Volevo iniziare con “Caro direttore”, poi però ci ho ripensato. Sarebbe sembrata una polemica e invece una polemica non è, ma solo una riflessione a sangue più freddo rispetto ai momenti immediatamente successivi il GP di Catalunya a Barcellona. Quelli che il nostro direttore, appunto, ha sfruttato per scrivere di getto un elogio di Fabio Quartararo, interprete di un motociclismo ormai scomparso con il suo gesto di chiudere la gara e bagarrare nonostante la tuta aperta, nonostante il parasterno volato via e una situazione di oggettivo pericolo.
Lo ammetto, io stesso mi sono gasato e pure tanto, ho trovato romantico il gesto del francese, al limite dell’eroismo e specchio dell’anima di un pilota che sceglie di mettere il risultato, o l’obiettivo se vogliamo, davanti alla sua stessa vita. E’ stato figo, è stato adrenalinico, è stato folle come piace a noi che i folli li abbiamo amati sempre. Poi però la gara è finita, il sangue ha cominciato a farsi più freddo e la ragione ha iniziato a intrufolare il dubbio dentro le certezze. E MOW è, fin dalla sua nascita, il luogo delle libertà e delle opinioni, il luogo in cui la linea editoriale è, appunto, il libero pensiero. Il mio, di libero pensiero, è andato ad appena sette giorni fa, quando un pilotino di soli diciannove anni, nelle stesse ore, veniva dichiarato morto in seguito all’incidente avuto il giorno prima in qualifica. Quella tragedia aveva, inevitabilmente, scatenato commozione e il solito dibattito sulla necessità di maggiore sicurezza in pista.

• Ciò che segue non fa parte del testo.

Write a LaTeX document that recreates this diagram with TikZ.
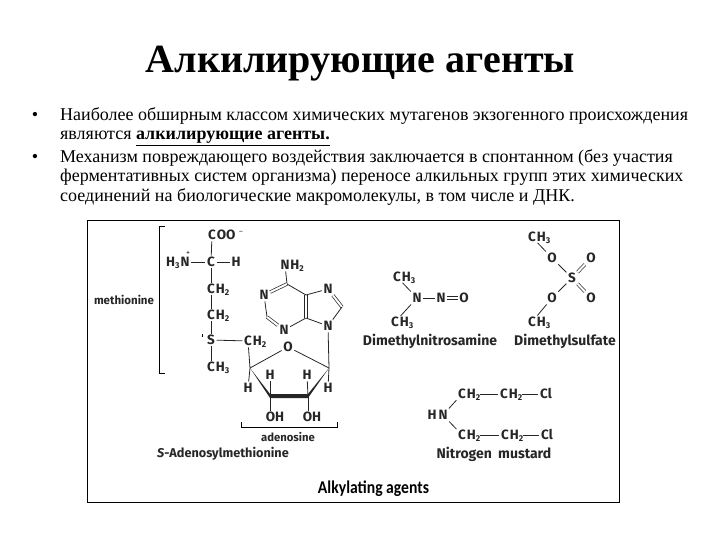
\documentclass[tikz,border=0pt]{standalone}
\usepackage{fontspec}
\setmainfont{Liberation Serif}
\setsansfont{Fira Sans}
\newfontfamily\captionfont{Carlito}
\usetikzlibrary{positioning}
\newcommand{\lowidx}[1]{\raisebox{-2pt}{\fontsize{8.5}{8.5}\selectfont #1}}
\tikzset{
    atom/.style={font=\fontsize{13.5}{14}\selectfont\sffamily\bfseries,text=black!85,inner sep=1.5pt,text height=9.5pt,text depth=0pt},
    tailtext/.style={atom,inner sep=0pt},
    chemname/.style={font=\fontsize{14}{15}\selectfont\sffamily\bfseries,text=black!85,inner sep=0pt},
    bond/.style={draw=black!85,line width=0.8pt},
    dbond/.style={draw=black!85,double,double distance=2pt,line width=0.7pt},
    bodyline/.style={font=\fontsize{18}{19}\selectfont,anchor=base west,inner sep=0pt},
}
\begin{document}
\begin{tikzpicture}[x=1pt,y=-1pt]
    \useasboundingbox (0,0) rectangle (720,540);
    \node (title) at (360.5,64) {\fontsize{40}{42}\selectfont\bfseries Алкилирующие агенты};
    \foreach \ypos/\nm in {116/bulleta,158/bulletb} {
    \node (\nm) at (35,\ypos) {\fontsize{18}{19}\selectfont •};
    }
    \foreach \ypos/\textline in {
        121/{Наиболее обширным классом химических мутагенов экзогенного происхождения},
        140/{являются \underline{\bfseries алкилирующие агенты.}},
        163/{Механизм повреждающего воздействия заключается в спонтанном (без участия},
        182/{ферментативных систем организма) переносе алкильных групп этих химических},
        202/{соединений на биологические макромолекулы, в том числе и ДНК.}} {
    \node[bodyline] (line\ypos) at (60,\ypos) {\textline};
    }
    \draw[line width=0.8pt] (87.5,220.5) rectangle (619.5,502);
    % methionine part
    \node[atom] (coo) at (212,235) {C};
    \node[tailtext,right=-1pt of coo] (cootail) {OO};
    \node[atom,text=black!50] (minus) at (241,230) {\fontsize{8}{8}\selectfont −};
    \node[atom] (nthree) at (185,262) {N};
    \node[tailtext,left=-1pt of nthree] (nthreetail) {H\lowidx{3}};
    \node[atom] (plus) at (188,251) {\fontsize{8}{8}\selectfont\mdseries +};
    \node[atom] (calpha) at (211,262) {C};
    \node[atom] (halpha) at (236,262) {H};
    \node[atom] (chb) at (211,289) {C};
    \node[tailtext,right=-1pt of chb] (chbtail) {H\lowidx{2}};
    \node[atom] (chg) at (211,315) {C};
    \node[tailtext,right=-1pt of chg] (chgtail) {H\lowidx{2}};
    \node[atom] (sulf) at (211,340) {S};
    \node[atom] (chme) at (211,367) {C};
    \node[tailtext,right=-1pt of chme] (chmetail) {H\lowidx{3}};
    \node[atom] (chfive) at (248,341) {C};
    \node[tailtext,right=-1pt of chfive] (chfivetail) {H\lowidx{2}};
    \node[chemname,font=\fontsize{11.5}{12}\selectfont\sffamily\bfseries] (methname) at (124,300) {methionine};
    \draw[line width=1pt] (165,227) -- (159.5,227) -- (159.5,373) -- (165,373);
    \draw[line width=0.4pt] (202.5,334) -- (202.5,336.5);
    \draw[bond] (coo) -- (calpha);
    \draw[bond] (nthree) -- (calpha);
    \draw[bond] (calpha) -- (halpha);
    \draw[bond] (calpha) -- (chb);
    \draw[bond] (chb) -- (chg);
    \draw[bond] (chg) -- (sulf);
    \draw[bond] (sulf) -- (chme);
    \draw[bond] (sulf) -- (chfive);
    % adenine
    \node[atom] (nsix) at (285,265) {N};
    \node[tailtext,right=-1pt of nsix] (nsixtail) {H\lowidx{2}};
    \node[atom] (none) at (264,295) {N};
    \node[atom] (nseven) at (328,289) {N};
    \node[atom] (nthr) at (284,330) {N};
    \node[atom] (nnine) at (328,326) {N};
    \coordinate (csix) at (287,284);
    \coordinate (cfive) at (306,295);
    \coordinate (cfour) at (306,318);
    \coordinate (ceight) at (342,307);
    \coordinate (ctwo) at (267,317);
    \draw[bond] (nsix) -- (csix);
    \draw[dbond] (csix) -- (none);
    \draw[bond] (none) -- (ctwo);
    \draw[dbond] (ctwo) -- (nthr);
    \draw[bond] (nthr) -- (cfour);
    \draw[dbond] (cfour) -- (cfive);
    \draw[bond] (cfive) -- (csix);
    \draw[bond] (cfive) -- (nseven);
    \draw[dbond] (nseven) -- (ceight);
    \draw[bond] (ceight) -- (nnine);
    \draw[bond] (nnine) -- (cfour);
    % ribose
    \node[atom] (oring) at (288,347) {O};
    \coordinate (cfourp) at (250,368);
    \coordinate (coneb) at (329,368);
    \coordinate (cthreep) at (270,396);
    \coordinate (ctwop) at (308,396);
    \node[atom] (hleft) at (248,388) {H};
    \node[atom] (hright) at (328,388) {H};
    \node[atom] (hthree) at (270,375) {H};
    \node[atom] (htwo) at (307,375) {H};
    \node[atom] (ohthree) at (275,417) {OH};
    \node[atom] (ohtwo) at (312,417) {OH};
    \draw[bond] (chfive) -- (cfourp);
    \draw[bond] (cfourp) -- (oring);
    \draw[bond] (oring) -- (coneb);
    \draw[bond] (coneb) -- (nnine);
    \draw[bond] (cfourp) -- (hleft);
    \draw[bond] (coneb) -- (hright);
    \draw[bond] (cthreep) -- (hthree);
    \draw[bond] (ctwop) -- (htwo);
    \draw[bond] (cthreep) -- (cthreep |- ohthree.north);
    \draw[bond] (ctwop) -- (ctwop |- ohtwo.north);
    \fill[black!85] (cfourp) -- ([yshift=2pt]cthreep) -- ([yshift=2pt]ctwop) -- (coneb)
        -- ([yshift=-2pt]ctwop) -- ([yshift=-2pt]cthreep) -- cycle;
    \draw[line width=0.8pt] (241,422) -- (241,427) -- (337,427) -- (337,422);
    \node[chemname,font=\fontsize{11.3}{12}\selectfont\sffamily\bfseries] (adename) at (288,437) {adenosine};
    \node[chemname,font=\fontsize{12.7}{13}\selectfont\sffamily\bfseries] (samname) at (223,454) {\textit{S}-Adenosylmethionine};
    % dimethylnitrosamine
    \node[atom] (meup) at (397,277) {C};
    \node[tailtext,right=-1pt of meup] (meuptail) {H\lowidx{3}};
    \node[atom] (melo) at (395,322) {C};
    \node[tailtext,right=-1pt of melo] (melotail) {H\lowidx{3}};
    \node[atom] (namine) at (417,298) {N};
    \node[atom] (nnitro) at (441,298) {N};
    \node[atom] (onitro) at (464,298) {O};
    \draw[bond] (meup) -- (namine);
    \draw[bond] (melo) -- (namine);
    \draw[bond] (namine) -- (nnitro);
    \draw[dbond] (nnitro) -- (onitro);
    \node[chemname] (dmnname) at (430,341) {Dimethylnitrosamine};
    % dimethylsulfate
    \node[atom] (msup) at (532,237) {C};
    \node[tailtext,right=-1pt of msup] (msuptail) {H\lowidx{3}};
    \node[atom] (mslo) at (532,322) {C};
    \node[tailtext,right=-1pt of mslo] (mslotail) {H\lowidx{3}};
    \node[atom] (oup) at (552,258) {O};
    \node[atom] (olo) at (552,298) {O};
    \node[atom] (ssulf) at (572,278) {S};
    \node[atom] (odup) at (591,258) {O};
    \node[atom] (odlo) at (591,298) {O};
    \draw[bond] (msup) -- (oup);
    \draw[bond] (mslo) -- (olo);
    \draw[bond] (oup) -- (ssulf);
    \draw[bond] (olo) -- (ssulf);
    \draw[dbond] (ssulf) -- (odup);
    \draw[dbond] (ssulf) -- (odlo);
    \node[chemname] (dmsname) at (565,341) {Dimethylsulfate};
    % nitrogen mustard
    \node[atom] (hn) at (443,415) {N};
    \node[tailtext,left=0pt of hn] (hntail) {H};
    \node[atom] (mua) at (462,394) {C};
    \node[tailtext,right=-1pt of mua] (muatail) {H\lowidx{2}};
    \node[atom] (mub) at (504,394) {C};
    \node[tailtext,right=-1pt of mub] (mubtail) {H\lowidx{2}};
    \node[atom] (mucl) at (546,394) {Cl};
    \node[atom] (muc) at (462,435) {C};
    \node[tailtext,right=-1pt of muc] (muctail) {H\lowidx{2}};
    \node[atom] (mud) at (505,435) {C};
    \node[tailtext,right=-1pt of mud] (mudtail) {H\lowidx{2}};
    \node[atom] (mucll) at (547,435) {Cl};
    \draw[bond] (hn) -- (mua);
    \draw[bond] (hn) -- (muc);
    \draw[bond] (muatail) -- (mub);
    \draw[bond] (mubtail) -- (mucl);
    \draw[bond] (muctail) -- (mud);
    \draw[bond] (mudtail) -- (mucll);
    \node[chemname] (mustname) at (494,454) {Nitrogen\hspace{3pt} mustard};
    \node[inner sep=0pt] (figcaption) at (373.5,489) {\scalebox{0.87}[1]{\fontsize{18}{19}\selectfont\captionfont\bfseries Alkylating agents}};
\end{tikzpicture}
\end{document}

Tutti, dal più sconosciuto al più famoso, hanno chiesto maggiori tutele per i piloti, riconoscendo che effettivamente oggi si muore molto meno di un tempo nelle corse in moto, ma ribadendo che anche una sola morte non vale il gioco. Ma la sicurezza è solo qualcosa da pretendere oppure, anche violentando l’anima da pilota, andrebbe anche perseguita in maniera attiva? Casey Stoner, in un Tweet, ci ha anche provato a dirlo, scatenandosi contro anche diverse critiche. Eppure non si può certo dire che Stoner ai suoi tempi era un braccino e tantomeno che era uno che agiva di conserva e senza prendere rischi. Ma oggi Fabio Quartararo avrebbe dovuto dimostrare che alla sicurezza lui ci tiene davvero, non solo a parole. Se si rompe la moto ti ritiri e se si rompe la tuta, esponendoti ad una situazione di oggettivo pericolo mentre sei in piena bagarre, dovresti accostare di lato e spegnere il motore. Probabilmente l’eroismo vero sarebbe stato quello a pensarci bene e quindi no, caro direttore, Fabio Quartararo oggi non è stato un eroe. Ma un incosciente. O, se proprio non vogliamo dargli dell’incosciente, è stato un incoerente, visto che appena sette giorni fa, anche lui come gli altri, chiedeva che le corse fossero più sicure.
Non ci ha pensato lui a farlo con l’adrenalina (e la sacrosanta rabbia per la sfiga avuta) ancora nelle vene? Bene, avrebbero dovuto pensarci quelli che comandano e vigilano sulle gare, piuttosto che stare a puntigliare su cazzatelle (perché al confronto sono cazzatelle) come il mettere una ruota sul verde o aver tagliato una doppia curva penalizzandolo di tre secondi. Casey Stoner nel suo Tweet è stato chiaro. “A prescindere dal fatto che Fabio Quartararo abbia abbassato la cerniera delle tuta di proposito o meno – ha scritto il 27 - credo fosse giusto esporre la bandiera nera. A questo livello non si può essere autorizzati a correre a 350 km/h o più con la tuta aperta”. E, anche se lo so che in tanti non saranno d’accordo, credo che Stoner abbia ragione marcia. E’ stata una brutta scena, ed è stata ancora più brutta soli sette giorni dall’asfalto che ha trasudato il sangue di un ragazzino di soli diciannove anni.